[Python] Custom decode binary data in polars

Discussão em 'Python' iniciado por Stack, Setembro 27, 2024 às 22:32.

  1. Stack

    Stack Membro Participativo

    when working with binary data, I am using custom function in order to decode them. This requires the usage of apply in polars. Due to the element wise processing in this case, the calculation time is increasing significantly, when working with larg data sets.

    I tried to cast the binary data to List(UInt8), but this is not yet implemented.

    exceptions.ArrowErrorException: NotYetImplemented("Casting from LargeBinary to LargeList(Field { name: \"item\", data_type: UInt8, is_nullable: true, metadata: {} }) not supported")

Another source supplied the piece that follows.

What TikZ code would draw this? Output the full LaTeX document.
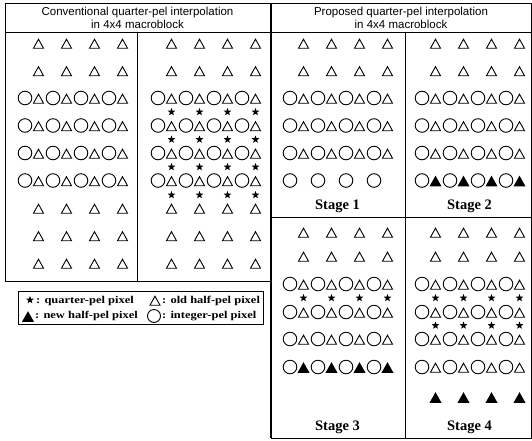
\documentclass[tikz,border=0pt]{standalone}
\usepackage{fontspec}
\setmainfont{Liberation Serif}
\setsansfont{Liberation Sans}
\newfontfamily\legfont[FakeStretch=1.2]{Liberation Serif}
\begin{document}
\begin{tikzpicture}[x=1pt,y=-1pt,
  frame/.style={line width=0.9pt},
  pxl/.style={line width=0.9pt},
  circ/.pic={\draw[pxl] (0,0) circle (6.8);},
  otri/.pic={\draw[pxl,line join=miter] (-5,5.2) -- (5,5.2) -- (0,-3.8) -- cycle;},
  ftri/.pic={\fill (-6,5.8) -- (6,5.8) -- (0,-4.8) -- cycle;},
  qstar/.pic={\fill (-90:4) -- (-54:1.7) -- (-18:4) -- (18:1.7) -- (54:4) -- (90:1.7) -- (126:4) -- (162:1.7) -- (198:4) -- (234:1.7) -- cycle;},
  head/.style={font=\sffamily\fontsize{11.5}{13.5}\selectfont,align=center,inner sep=0},
  stagelbl/.style={font=\bfseries\fontsize{14.5}{16}\selectfont,inner sep=0},
  leg/.style={font=\legfont\bfseries\fontsize{10.4}{12}\selectfont,inner sep=0,anchor=west}
]
\useasboundingbox (0,0) rectangle (532,440);
\newcommand\PXtri[2]{\foreach \i in {0,...,3} \pic at ({#1+13.5+28*\i},#2) {otri};}
\newcommand\PXftri[2]{\foreach \i in {0,...,3} \pic at ({#1+13.5+28*\i},#2) {ftri};}
\newcommand\PXstar[2]{\foreach \i in {0,...,3} \pic at ({#1+13.5+28*\i},#2) {qstar};}
\newcommand\PXcirc[2]{\foreach \i in {0,...,3} \pic at ({#1+28*\i},#2) {circ};}
\newcommand\PXct[2]{\PXcirc{#1}{#2}\PXtri{#1}{#2}}
\newcommand\PXcf[2]{\PXcirc{#1}{#2}\PXftri{#1}{#2}}

% ---- frames
\draw[frame] (5,3) rectangle (270,281);
\draw[frame] (5,32) -- (270,32);
\draw[frame] (137.5,32) -- (137.5,281);
\draw[frame] (271,3) rectangle (531,438);
\draw[line width=2.2pt] (271,3) -- (271,438);
\draw[frame] (271,32) -- (531,32);
\draw[frame] (405,32) -- (405,438);
\draw[frame] (271,217) -- (531,217);

% ---- headers
\node[head] (h1) at (137.5,18) {Conventional quarter-pel interpolation\\in 4x4 macroblock};
\node[head] (h2) at (401,18) {Proposed quarter-pel interpolation\\in 4x4 macroblock};

% ---- conventional, panel 1
\PXtri{25}{43}
\PXtri{25}{70.5}
\PXct{25}{98}
\PXct{25}{125.5}
\PXct{25}{153}
\PXct{25}{180.5}
\PXtri{25}{208}
\PXtri{25}{235.5}
\PXtri{25}{263}

% ---- conventional, panel 2
\PXtri{158}{43}
\PXtri{158}{70.5}
\PXct{158}{98}
\PXstar{158}{112}
\PXct{158}{125.5}
\PXstar{158}{139.5}
\PXct{158}{153}
\PXstar{158}{167}
\PXct{158}{180.5}
\PXstar{158}{195}
\PXtri{158}{208}
\PXtri{158}{235.5}
\PXtri{158}{263}

% ---- stage 1
\PXtri{290}{43}
\PXtri{290}{70.5}
\PXct{290}{98}
\PXct{290}{125.5}
\PXct{290}{153}
\PXcirc{290}{180.5}
\node[stagelbl] (s1) at (337.5,206) {Stage 1};

% ---- stage 2
\PXtri{422}{43}
\PXtri{422}{70.5}
\PXct{422}{98}
\PXct{422}{125.5}
\PXct{422}{153}
\PXcf{422}{180.5}
\node[stagelbl] (s2) at (469.5,206) {Stage 2};

% ---- stage 3
\PXtri{290}{232}
\PXtri{290}{256}
\PXct{290}{284}
\PXstar{290}{298}
\PXct{290}{312}
\PXct{290}{339}
\PXcf{290}{367}
\node[stagelbl] (s3) at (337.5,427) {Stage 3};

% ---- stage 4
\PXtri{422}{232}
\PXtri{422}{256}
\PXct{422}{284}
\PXstar{422}{298}
\PXct{422}{312}
\PXstar{422}{325.5}
\PXct{422}{339}
\PXct{422}{367}
\PXftri{422}{397}
\node[stagelbl] (s4) at (469.5,427) {Stage 4};

% ---- legend
\draw[frame] (18,291) rectangle (263,324);
\pic at (30,300) {qstar};
\node[leg] (l1) at (36,300.5) {: quarter-pel pixel};
\pic at (155,300) {otri};
\node[leg] (l2) at (162,300.5) {: old half-pel pixel};
\pic at (28,316) {ftri};
\node[leg] (l3) at (35,316) {: new half-pel pixel};
\draw[pxl] (154,316) circle (6.5);
\node[leg] (l4) at (162,316) {: integer-pel pixel};
\end{tikzpicture}
\end{document}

    Is there a more efficiant way of doing it?

    import polars as pl
    import struct
    import io

    data = {"binary": [b'\xFD\x00\xFE\x00\xFF\x00',b'\x10\x00\x20\x00\x30\x00'], "id": [1,2]}
    schema = {"binary": pl.Binary, "id":pl.Int16}

    df = pl.DataFrame(data, schema)

    This returns:

    shape: (2, 2)
    │ binary ┆ id │
    │ --- ┆ --- │
    │ binary ┆ i16 │
    │ [binary data] ┆ 1 │
    │ [binary data] ┆ 2 │

    Now when we apply our function to decode the binary column:

    def custom_decode(data):
    bytestream = io.BytesIO(data)
    lst = []

    while bytestream.tell() < 6:
    lst.append(struct.unpack('<H', bytestream.read(2))[0])

    return lst

    df = df.with_columns(
    pl.col('binary').map_elements(lambda x: custom_decode(x))


    shape: (2, 2)
    │ binary ┆ id │
    │ --- ┆ --- │
    │ list[i64] ┆ i16 │
    │ [253, 254, 255] ┆ 1 │
    │ [16, 32, 48] ┆ 2 │